The first phase of his independent career was occupied with designs for ceremonies and celebrations and especially with set designs for theatres. Juvarra's set designs incorporate the scena per angolo, literally 'scenes at an angle.' The exact origin of this style is unclear. This style differed from the one point perspective sets that had been developed in the sixteenth century, and had reached their apogee in the seventeenth century, for example in the work of Giacomo Torelli. A couple of his early drawings dated 1706 are associated with the Teatro S. Bartolomeo, Naples (1706), though whether he actually completed set designs for the theatre is unknown. The majority of his work in theatre and set design was in Rome under the patronage of Cardinal Ottoboni. He assisted in the rebuilding of the Cardinal's private theatre in the Palazzo della Cancelleria and also designed sets for operas performed within the theatre. The first opera for which Juvarra designed all the sets was Costantino Pio. The libretto was by Cardinal Ottoboni and the music was by Carlo Francesco Pollarolli (c.1653 – 1723). It was premiered in 1709 and was one of the first operas to appear after the lifting of papal bans on secular theatre, it also inaugurated Ottoboni’s newly renovated private theatre. He also worked on set designs for performances sponsored by Ottoboni at the Teatro Capranica. His other main patron in Rome was Queen Maria Casimira, the widowed Queen of Poland, for whom Juvarra produced set designs for the operas held in her small domestic theatre in the Palazzo Zuccari. In 1713 a theatre project took him to Genoa.

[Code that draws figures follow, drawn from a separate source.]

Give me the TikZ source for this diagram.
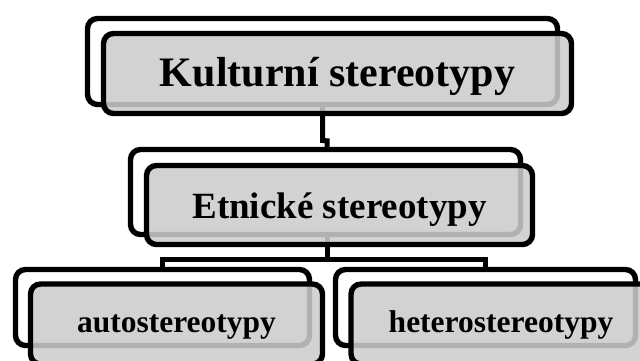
\documentclass[tikz,border=0pt]{standalone}
\usepackage{fontspec}
\setmainfont{Liberation Serif}
\usetikzlibrary{calc}
\pgfdeclarelayer{bg}
\pgfsetlayers{bg,main}
\begin{document}
\begin{tikzpicture}[x=1pt,y=-1pt,
  backbox/.style={draw=black, line width=5.4pt, fill=white, rounded corners=10pt, inner sep=0pt},
  frontbox/.style={draw=black, line width=5.4pt, fill=black!20, fill opacity=0.87, text opacity=1, draw opacity=1, rounded corners=10pt, inner sep=0pt, text depth=0pt},
  conn/.style={line width=5pt, draw=black}]
\useasboundingbox (0,0) rectangle (640,360);
\begin{scope}
\clip (0,0) rectangle (640,360);
% back boxes
\node[backbox, minimum width=470pt, minimum height=86pt] (kb) at (322.5,61.5) {};
\node[backbox, minimum width=390pt, minimum height=85pt] (eb) at (325.5,192) {};
\node[backbox, minimum width=294pt, minimum height=76pt] (ab) at (162.5,307.5) {};
\node[backbox, minimum width=300pt, minimum height=76pt] (hb) at (485.5,307.5) {};
% front boxes
\node[frontbox, minimum width=468pt, minimum height=80pt, text height=25pt,
  font=\fontsize{42}{50}\selectfont\bfseries] (k) at (337.5,73.5) {Kulturní stereotypy};
\node[frontbox, minimum width=386pt, minimum height=79pt, text height=26pt,
  font=\fontsize{37}{44}\selectfont\bfseries] (e) at (339.5,205) {Etnické stereotypy};
\node[frontbox, minimum width=292pt, minimum height=80pt, text height=16pt,
  font=\fontsize{31.5}{38}\selectfont\bfseries] (a) at (176.5,324) {autostereotypy};
\node[frontbox, minimum width=300pt, minimum height=80pt, text height=16pt,
  font=\fontsize{31.5}{38}\selectfont\bfseries] (h) at (501,324) {heterostereotypy};
\end{scope}
\begin{pgfonlayer}{bg}
\draw[conn] (kb.center) -- ++(0,79) -- ($(eb.north)+(1.5,-6)$) -- ($(eb.north)+(1.5,0)$);
\coordinate (j) at ($(eb.center)+(1.5,67)$);
\draw[conn] ($(eb.center)+(1.5,0)$) -- (j);
\draw[conn] (ab.north) |- (j) -| (hb.north);
\end{pgfonlayer}
\end{tikzpicture}
\end{document}
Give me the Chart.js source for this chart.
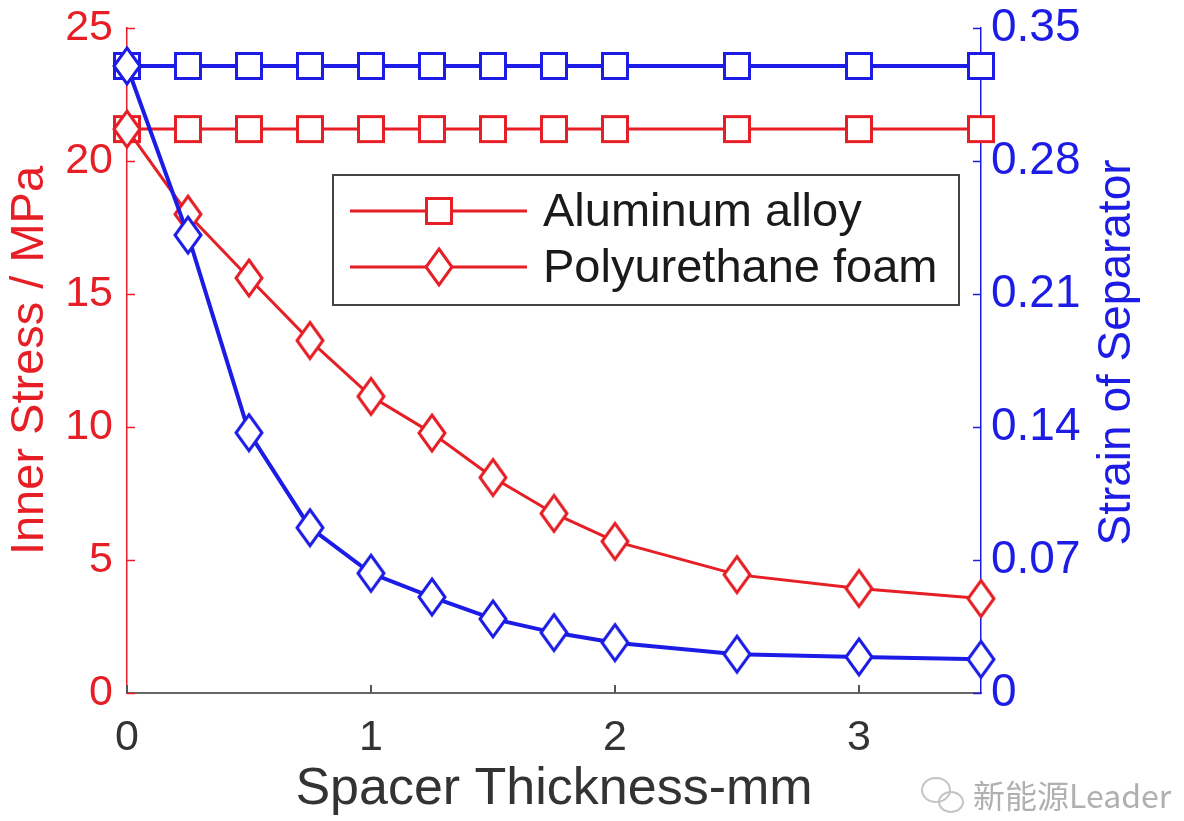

In 1706 Juvarra won a contest for the new sacristy at the St. Peter's, organized by Pope Clement XI, and became a member of the prestigious Accademia di San Luca. In 1708 he created his first important non-theatrical architectural work, and the only one realized in Rome: the Antamoro Chapel in the church of San Girolamo della Carità. Juvarra was also an engraver: his book of engravings of sculpted coats-of-arms appeared in 1711, Raccolta di varie targhe fatte da professori primarii di Roma.

Juvarra's period of most intensive activity as an architect began in 1714, when after a sojourn in Messina, he moved to Piedmont where Victor Amadeus II of Savoy first employed him in a scenographic project, then elevated Juvarra to the position of the first architect of the court. The fame obtained here led to demand for his talent and capacities at some of the richest noble and royal courts of Europe: in 1719 he was in Portugal, planning the palace at Mafra for Joao V (1719–20), after which he travelled to London and Paris. Among his numerous works and projects in Turin are: the Basilica di Superga (1715-1718) built on the high hill over Turin; the Facade of the church of Santa Cristina (1715-1718); the Basilica della Natività; the Palazzo Madama in Turin and the third enlargement of Turin to the west according to the orthogonal system introduced by Ascanio Vitozzi and Carlo di Castellamonte: the project included construction of Palazzo Martini di Cigala (1716), of the Quartieri Militari (1716-1728) and later of the church del Carmine (1732-1736), where the space is concentrated around the central hall with the scenographic effect of light falling from above.

Drawing upon Italian and French architectural traditions, Juvarra designed the facade and grand theatrical ceremonial entrance staircase of the Palazzo Madama in Turin (1718-1721). For the Savoy royal family, he built and decorated the hunting lodge called the Palazzina di Stupinigi (1729–1731). Juvarra and Johann Fischer von Erlach influenced one another through the medium of engravings. In 1735 the architect was invited to Madrid by the Bourbon king of Spain, Felipe V, for whom he executed the projects for the Royal Palace, Granja de San Ildefonso and Palacio Real de Aranjuez, executed after the death of Juvarra by Giovanni Battista Sacchetti and other pupils. Another Baroque architect strongly influenced by Juvarra was Bernardo Vittone who practised architecture in the Piedmont, Italy.

Juvarra died in Madrid in 1736. His work, along with much of Baroque architecture, fell out of favour with the rise of Neoclassicism.